Data extract
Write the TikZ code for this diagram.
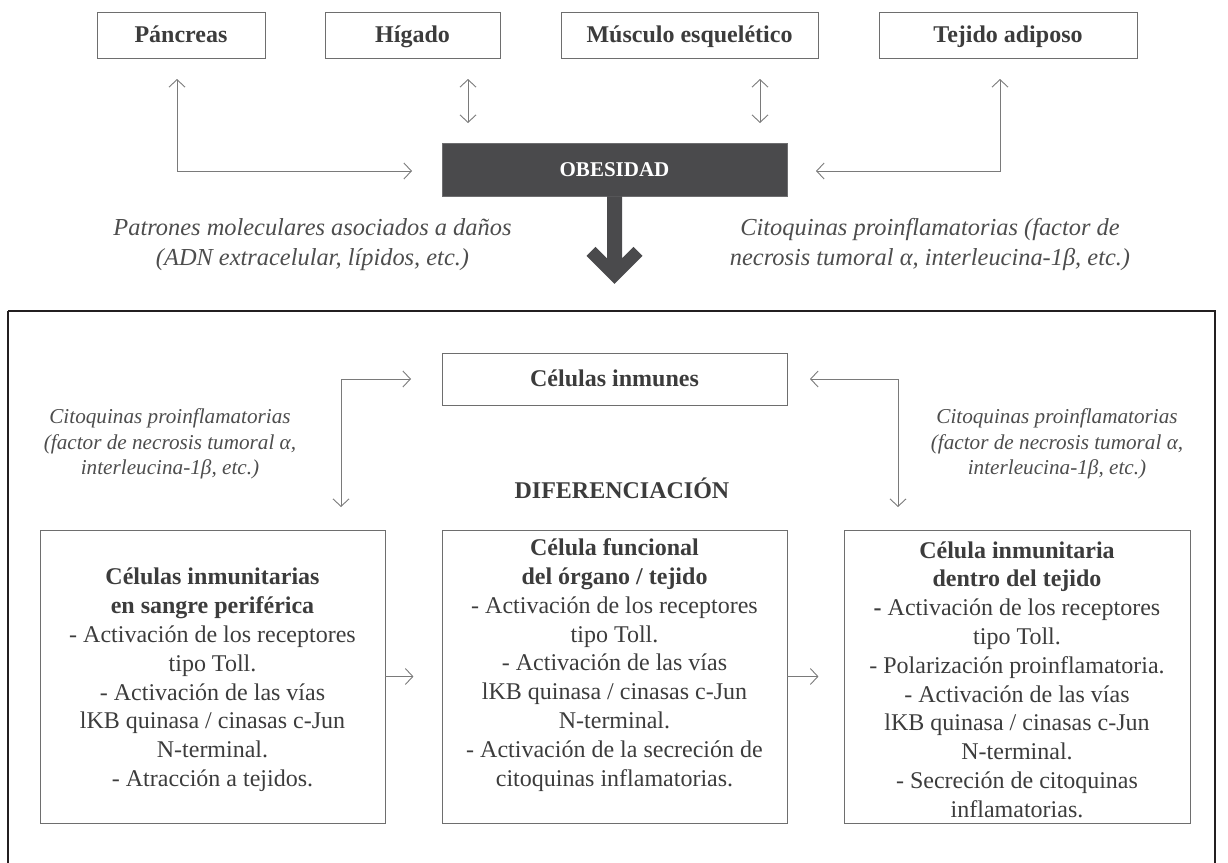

--

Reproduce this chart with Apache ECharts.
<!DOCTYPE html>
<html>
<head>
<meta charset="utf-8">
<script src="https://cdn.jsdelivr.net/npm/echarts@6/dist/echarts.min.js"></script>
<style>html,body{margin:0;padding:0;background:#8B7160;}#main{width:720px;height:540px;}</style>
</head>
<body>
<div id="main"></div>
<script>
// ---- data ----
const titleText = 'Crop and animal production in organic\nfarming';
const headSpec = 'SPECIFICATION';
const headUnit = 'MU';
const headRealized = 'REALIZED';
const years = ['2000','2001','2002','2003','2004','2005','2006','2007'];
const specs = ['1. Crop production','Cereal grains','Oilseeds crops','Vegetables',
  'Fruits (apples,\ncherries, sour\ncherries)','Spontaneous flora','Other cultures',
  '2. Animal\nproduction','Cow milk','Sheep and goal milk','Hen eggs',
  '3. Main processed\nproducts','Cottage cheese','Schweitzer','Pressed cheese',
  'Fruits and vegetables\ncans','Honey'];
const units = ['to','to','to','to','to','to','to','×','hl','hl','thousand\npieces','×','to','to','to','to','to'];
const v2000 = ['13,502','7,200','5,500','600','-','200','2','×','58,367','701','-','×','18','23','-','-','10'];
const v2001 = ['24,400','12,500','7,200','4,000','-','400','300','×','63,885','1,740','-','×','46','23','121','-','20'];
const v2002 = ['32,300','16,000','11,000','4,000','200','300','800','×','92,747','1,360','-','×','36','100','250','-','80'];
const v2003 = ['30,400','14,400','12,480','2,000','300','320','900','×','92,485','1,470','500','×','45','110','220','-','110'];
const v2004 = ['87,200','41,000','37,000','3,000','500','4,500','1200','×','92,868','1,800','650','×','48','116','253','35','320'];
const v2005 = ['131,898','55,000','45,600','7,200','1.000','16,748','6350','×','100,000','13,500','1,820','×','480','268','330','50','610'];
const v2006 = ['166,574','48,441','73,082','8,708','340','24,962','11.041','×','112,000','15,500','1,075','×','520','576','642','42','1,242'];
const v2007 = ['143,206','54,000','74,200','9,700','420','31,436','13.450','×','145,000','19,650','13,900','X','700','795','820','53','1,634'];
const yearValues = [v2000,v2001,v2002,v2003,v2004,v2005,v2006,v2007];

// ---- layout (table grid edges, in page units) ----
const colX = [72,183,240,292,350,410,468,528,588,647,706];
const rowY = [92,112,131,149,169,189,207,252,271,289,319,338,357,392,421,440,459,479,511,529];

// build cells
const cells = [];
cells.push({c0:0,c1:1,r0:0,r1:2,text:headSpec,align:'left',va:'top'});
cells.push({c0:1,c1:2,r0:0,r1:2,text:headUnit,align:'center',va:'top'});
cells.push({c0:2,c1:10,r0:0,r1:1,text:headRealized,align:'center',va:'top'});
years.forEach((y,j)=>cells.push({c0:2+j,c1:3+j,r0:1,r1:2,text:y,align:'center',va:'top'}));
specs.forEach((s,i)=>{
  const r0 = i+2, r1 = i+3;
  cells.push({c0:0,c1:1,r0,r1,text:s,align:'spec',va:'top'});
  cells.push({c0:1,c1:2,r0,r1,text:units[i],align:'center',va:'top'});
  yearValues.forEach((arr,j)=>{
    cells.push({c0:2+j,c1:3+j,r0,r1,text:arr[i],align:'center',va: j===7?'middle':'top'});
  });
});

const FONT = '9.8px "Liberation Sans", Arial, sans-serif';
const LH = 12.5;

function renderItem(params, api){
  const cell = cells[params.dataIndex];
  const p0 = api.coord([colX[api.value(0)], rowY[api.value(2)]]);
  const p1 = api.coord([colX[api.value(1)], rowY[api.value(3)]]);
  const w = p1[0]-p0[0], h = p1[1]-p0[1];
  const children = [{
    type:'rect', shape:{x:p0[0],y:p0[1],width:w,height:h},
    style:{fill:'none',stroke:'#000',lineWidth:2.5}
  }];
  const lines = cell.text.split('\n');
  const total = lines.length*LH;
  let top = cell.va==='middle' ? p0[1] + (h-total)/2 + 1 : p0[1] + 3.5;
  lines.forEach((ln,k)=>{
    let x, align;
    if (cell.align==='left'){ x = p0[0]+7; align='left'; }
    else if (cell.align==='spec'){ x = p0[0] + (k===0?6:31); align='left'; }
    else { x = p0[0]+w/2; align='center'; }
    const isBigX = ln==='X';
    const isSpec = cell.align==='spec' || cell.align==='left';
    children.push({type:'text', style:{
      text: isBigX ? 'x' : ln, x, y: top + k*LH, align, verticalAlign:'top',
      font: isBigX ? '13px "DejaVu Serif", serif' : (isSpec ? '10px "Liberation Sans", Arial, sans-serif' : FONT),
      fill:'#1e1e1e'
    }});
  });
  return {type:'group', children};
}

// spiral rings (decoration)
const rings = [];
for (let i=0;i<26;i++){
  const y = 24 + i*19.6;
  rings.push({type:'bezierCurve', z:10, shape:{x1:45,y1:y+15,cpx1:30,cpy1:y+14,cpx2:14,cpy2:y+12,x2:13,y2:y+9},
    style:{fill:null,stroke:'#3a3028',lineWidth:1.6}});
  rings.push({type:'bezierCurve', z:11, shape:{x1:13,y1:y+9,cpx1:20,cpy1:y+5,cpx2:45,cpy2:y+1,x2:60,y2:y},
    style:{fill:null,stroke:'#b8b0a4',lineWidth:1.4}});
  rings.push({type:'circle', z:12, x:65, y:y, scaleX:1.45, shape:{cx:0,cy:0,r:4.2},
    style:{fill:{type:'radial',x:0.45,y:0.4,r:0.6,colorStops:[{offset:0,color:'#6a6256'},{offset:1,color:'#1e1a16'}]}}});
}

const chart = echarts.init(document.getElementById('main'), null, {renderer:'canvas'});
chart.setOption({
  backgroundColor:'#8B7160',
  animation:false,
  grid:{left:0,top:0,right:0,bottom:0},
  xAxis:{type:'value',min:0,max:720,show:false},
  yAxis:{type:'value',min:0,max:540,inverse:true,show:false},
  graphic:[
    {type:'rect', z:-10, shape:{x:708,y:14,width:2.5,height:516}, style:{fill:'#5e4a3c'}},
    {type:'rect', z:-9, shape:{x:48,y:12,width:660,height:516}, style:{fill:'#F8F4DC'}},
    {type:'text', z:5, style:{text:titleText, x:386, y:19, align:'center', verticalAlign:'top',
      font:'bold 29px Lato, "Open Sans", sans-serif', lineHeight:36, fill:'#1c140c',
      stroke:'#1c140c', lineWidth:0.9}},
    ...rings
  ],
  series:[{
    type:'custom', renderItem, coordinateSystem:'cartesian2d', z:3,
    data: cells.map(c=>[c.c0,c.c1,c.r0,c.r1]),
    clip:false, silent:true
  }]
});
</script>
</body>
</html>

Stated goal
List all lines above in which the string "this" appears.

Final answer
Write the TikZ code for this diagram.
Reproduce this chart with Apache ECharts.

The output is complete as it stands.